Noch bis August ist in der Galerie des Instituts die Ausstellung „The double exposure project“ zu sehen. Es ist ein Querschnitt durch die Sammlung die hier präsentiert wird. Das besondere ist, dass es zu jedem Bild ein Video gibt, in dem sowohl der/die Fotograf/in als auch der/die Kurator/in zu dem Werk Stellung beziehen. Die Videos sind sowohl auf kleinen tragbaren Geräten vor den Werken anzusehen, als auch hintereinander als Projektion. Damit wird ein interessanter Dialog über Fotografie hergestellt, genau das, was das Ziel der Sammlung ist. Erwähnung finden sollen an dieser Stelle vor allem einige eher dokumentarisch angehauchte Arbeiten israelischer Künstler, die in der Ausstellung zu sehen sind. So ist von der Künstlerin Nira Pereg das Video „Sabbath“ zu sehen. Es zeigt in verschiedenen Einstellungen junge orthodoxe Juden die mit Metallgittern das Stadtviertel Mea Shearim in Jerusalem absperren. Verstärkt wird die Wirkung durch das Geräusch des Metalls auf dem Boden als Soundkulisse. Kommentiert wird das Video unter anderem von Boris Groys der die Arbeit zu einer Ausstellung zum Thema Religion ins ZKM nach Karlsruhe einlud. Vom israelischen Fotojournalisten Oded Balilty ist ein Bild eines Autowracks in einem Eukalyptuswald zu sehen. Es ist Teil einer Serie mit der Balilty dem automobilen Zivilisationsschrott im Land visuell auf den Grund geht. Das sanfte Licht und der Eukalyptuswald sind typisch für die israelische Landschaft. Andere interessante Bilder in der Ausstellung stammen von Adi Nes, Simcha Shirman und Gaston Zvi Ickowicz.

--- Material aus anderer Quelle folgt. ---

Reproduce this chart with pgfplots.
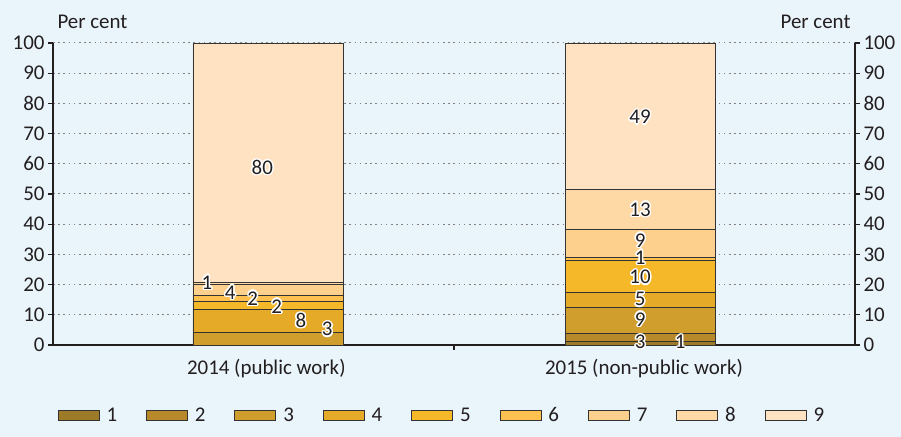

Besonders empfehlenswert ist jedoch die Führung durch die Sammlung Sphilman. Innerhalb weniger Jahre hat das Institut über 900 Werke zusammengetragen. In großen Rollschränken hängen gerahmt und in Originalgröße die Schätze der Sammlung. Darunter finden sich sowohl Werke aus der Frühgeschichte der Fotografie und Klassiker von Berenice Abbott, Man Ray oder László Moholy-Nagy als auch weltbekannte zeitgenössische Fotografie z.B. von Thomas Ruff und ein hervorragender Querschnitt durch die israelische Fotografie. Fast alle namhaften israelischen Fotografen sind vertreten: Adi Nes, Dror Guez, Gilad Ophir, Gaston Zvi Ickoviz, etc. um nur einige zu nennen.

Was etwas erstaunt, ist die völlig unpolitische Position die das Institut zumindest nach außen hin offiziell einnimmt. Erstaunlich insofern als dass viele der zeitgenössischen israelischen Fotografen der Sammlung sehr politische Projekte machen und auch die Geschichte des Fotografie in Israel aufs engste mit dem Zionismus und damit dem politischen Umfeld verbunden ist. Im Gespräch sagte eine Mitarbeiterin, dies habe unter anderem mit der schwierigen innenpolitischen Situation in Israel unter dem Premierminister Netanjahu zu tun, wo dezidiert politische und gesellschaftskritische nicht gern gesehen sei. Dies ist schade und zeigt wie sehr die politische Situation auch das kulturelle Leben in Israel beeinflusst. Trotz allem bleibt zu hoffen, dass unter dem Deckmantel des Instituts der israelischen Fotografie der kritische Raum zur Diskussion gegeben werden kann, der ihr gebührt.